Repeat each line exactly, leaving nothing out.

· · · · ·

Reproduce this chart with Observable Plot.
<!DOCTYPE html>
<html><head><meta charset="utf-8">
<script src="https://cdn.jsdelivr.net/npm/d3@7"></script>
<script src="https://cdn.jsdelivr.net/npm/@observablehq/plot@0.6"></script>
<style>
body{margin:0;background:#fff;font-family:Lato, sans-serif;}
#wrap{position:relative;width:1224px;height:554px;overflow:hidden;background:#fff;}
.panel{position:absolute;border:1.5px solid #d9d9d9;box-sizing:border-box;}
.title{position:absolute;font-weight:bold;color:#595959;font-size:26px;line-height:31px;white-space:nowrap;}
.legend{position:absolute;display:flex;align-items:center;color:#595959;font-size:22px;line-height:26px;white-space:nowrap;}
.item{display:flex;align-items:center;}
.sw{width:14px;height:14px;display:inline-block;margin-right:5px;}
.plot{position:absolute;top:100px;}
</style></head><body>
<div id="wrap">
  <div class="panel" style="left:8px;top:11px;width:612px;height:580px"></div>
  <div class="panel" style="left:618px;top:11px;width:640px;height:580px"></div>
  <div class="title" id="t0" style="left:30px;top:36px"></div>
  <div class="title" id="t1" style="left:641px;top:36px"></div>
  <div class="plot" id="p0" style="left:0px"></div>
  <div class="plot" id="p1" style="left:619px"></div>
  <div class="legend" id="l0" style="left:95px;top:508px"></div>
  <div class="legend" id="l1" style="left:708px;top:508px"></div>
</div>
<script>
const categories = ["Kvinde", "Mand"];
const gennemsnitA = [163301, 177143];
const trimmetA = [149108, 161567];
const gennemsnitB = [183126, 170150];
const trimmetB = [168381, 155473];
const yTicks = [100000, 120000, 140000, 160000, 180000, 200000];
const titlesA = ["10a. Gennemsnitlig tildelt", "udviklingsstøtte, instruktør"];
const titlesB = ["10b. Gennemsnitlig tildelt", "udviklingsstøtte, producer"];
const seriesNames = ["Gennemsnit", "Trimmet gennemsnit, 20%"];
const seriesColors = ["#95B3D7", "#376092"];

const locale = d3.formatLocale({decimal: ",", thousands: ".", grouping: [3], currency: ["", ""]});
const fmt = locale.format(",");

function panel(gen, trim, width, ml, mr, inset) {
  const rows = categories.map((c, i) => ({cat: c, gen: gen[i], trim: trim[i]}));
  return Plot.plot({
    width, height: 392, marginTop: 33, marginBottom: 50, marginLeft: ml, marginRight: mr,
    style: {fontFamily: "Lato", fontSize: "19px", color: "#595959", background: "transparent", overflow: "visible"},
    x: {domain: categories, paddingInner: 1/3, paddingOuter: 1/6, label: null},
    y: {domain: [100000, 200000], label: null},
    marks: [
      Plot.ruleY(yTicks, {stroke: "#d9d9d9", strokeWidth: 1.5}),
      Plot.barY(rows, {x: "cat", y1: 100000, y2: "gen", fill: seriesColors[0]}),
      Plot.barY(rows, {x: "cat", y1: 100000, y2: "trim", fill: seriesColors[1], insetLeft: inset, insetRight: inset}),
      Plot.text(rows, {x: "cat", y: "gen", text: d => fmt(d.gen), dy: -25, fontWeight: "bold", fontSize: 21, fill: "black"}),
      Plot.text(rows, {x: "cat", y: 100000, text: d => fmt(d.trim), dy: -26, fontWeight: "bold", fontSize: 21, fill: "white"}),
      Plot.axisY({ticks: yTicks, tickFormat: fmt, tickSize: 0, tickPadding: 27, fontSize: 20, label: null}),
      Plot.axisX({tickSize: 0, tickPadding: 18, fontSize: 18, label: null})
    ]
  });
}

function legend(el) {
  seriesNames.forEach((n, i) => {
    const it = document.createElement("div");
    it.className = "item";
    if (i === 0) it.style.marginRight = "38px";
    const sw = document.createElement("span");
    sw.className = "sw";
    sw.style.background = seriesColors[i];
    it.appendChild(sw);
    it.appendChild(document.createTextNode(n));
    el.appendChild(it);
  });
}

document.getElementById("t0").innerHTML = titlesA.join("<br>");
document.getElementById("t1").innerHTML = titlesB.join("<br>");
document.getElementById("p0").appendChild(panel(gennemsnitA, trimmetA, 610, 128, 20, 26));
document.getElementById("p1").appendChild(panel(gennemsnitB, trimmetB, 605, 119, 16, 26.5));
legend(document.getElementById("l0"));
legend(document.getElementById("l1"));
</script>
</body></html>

· · · · ·

> **EXERCISE RESULT**
Reproduce this chart with Observable Plot.
<!DOCTYPE html>
<html><head><meta charset="utf-8">
<script src="https://cdn.jsdelivr.net/npm/d3@7"></script>
<script src="https://cdn.jsdelivr.net/npm/@observablehq/plot@0.6"></script>
<style>
body{margin:0;background:#fff;font-family:Lato, sans-serif;}
#wrap{position:relative;width:1224px;height:554px;overflow:hidden;background:#fff;}
.panel{position:absolute;border:1.5px solid #d9d9d9;box-sizing:border-box;}
.title{position:absolute;font-weight:bold;color:#595959;font-size:26px;line-height:31px;white-space:nowrap;}
.legend{position:absolute;display:flex;align-items:center;color:#595959;font-size:22px;line-height:26px;white-space:nowrap;}
.item{display:flex;align-items:center;}
.sw{width:14px;height:14px;display:inline-block;margin-right:5px;}
.plot{position:absolute;top:100px;}
</style></head><body>
<div id="wrap">
  <div class="panel" style="left:8px;top:11px;width:612px;height:580px"></div>
  <div class="panel" style="left:618px;top:11px;width:640px;height:580px"></div>
  <div class="title" id="t0" style="left:30px;top:36px"></div>
  <div class="title" id="t1" style="left:641px;top:36px"></div>
  <div class="plot" id="p0" style="left:0px"></div>
  <div class="plot" id="p1" style="left:619px"></div>
  <div class="legend" id="l0" style="left:95px;top:508px"></div>
  <div class="legend" id="l1" style="left:708px;top:508px"></div>
</div>
<script>
const categories = ["Kvinde", "Mand"];
const gennemsnitA = [163301, 177143];
const trimmetA = [149108, 161567];
const gennemsnitB = [183126, 170150];
const trimmetB = [168381, 155473];
const yTicks = [100000, 120000, 140000, 160000, 180000, 200000];
const titlesA = ["10a. Gennemsnitlig tildelt", "udviklingsstøtte, instruktør"];
const titlesB = ["10b. Gennemsnitlig tildelt", "udviklingsstøtte, producer"];
const seriesNames = ["Gennemsnit", "Trimmet gennemsnit, 20%"];
const seriesColors = ["#95B3D7", "#376092"];

const locale = d3.formatLocale({decimal: ",", thousands: ".", grouping: [3], currency: ["", ""]});
const fmt = locale.format(",");

function panel(gen, trim, width, ml, mr, inset) {
  const rows = categories.map((c, i) => ({cat: c, gen: gen[i], trim: trim[i]}));
  return Plot.plot({
    width, height: 392, marginTop: 33, marginBottom: 50, marginLeft: ml, marginRight: mr,
    style: {fontFamily: "Lato", fontSize: "19px", color: "#595959", background: "transparent", overflow: "visible"},
    x: {domain: categories, paddingInner: 1/3, paddingOuter: 1/6, label: null},
    y: {domain: [100000, 200000], label: null},
    marks: [
      Plot.ruleY(yTicks, {stroke: "#d9d9d9", strokeWidth: 1.5}),
      Plot.barY(rows, {x: "cat", y1: 100000, y2: "gen", fill: seriesColors[0]}),
      Plot.barY(rows, {x: "cat", y1: 100000, y2: "trim", fill: seriesColors[1], insetLeft: inset, insetRight: inset}),
      Plot.text(rows, {x: "cat", y: "gen", text: d => fmt(d.gen), dy: -25, fontWeight: "bold", fontSize: 21, fill: "black"}),
      Plot.text(rows, {x: "cat", y: 100000, text: d => fmt(d.trim), dy: -26, fontWeight: "bold", fontSize: 21, fill: "white"}),
      Plot.axisY({ticks: yTicks, tickFormat: fmt, tickSize: 0, tickPadding: 27, fontSize: 20, label: null}),
      Plot.axisX({tickSize: 0, tickPadding: 18, fontSize: 18, label: null})
    ]
  });
}

function legend(el) {
  seriesNames.forEach((n, i) => {
    const it = document.createElement("div");
    it.className = "item";
    if (i === 0) it.style.marginRight = "38px";
    const sw = document.createElement("span");
    sw.className = "sw";
    sw.style.background = seriesColors[i];
    it.appendChild(sw);
    it.appendChild(document.createTextNode(n));
    el.appendChild(it);
  });
}

document.getElementById("t0").innerHTML = titlesA.join("<br>");
document.getElementById("t1").innerHTML = titlesB.join("<br>");
document.getElementById("p0").appendChild(panel(gennemsnitA, trimmetA, 610, 128, 20, 26));
document.getElementById("p1").appendChild(panel(gennemsnitB, trimmetB, 605, 119, 16, 26.5));
legend(document.getElementById("l0"));
legend(document.getElementById("l1"));
</script>
</body></html>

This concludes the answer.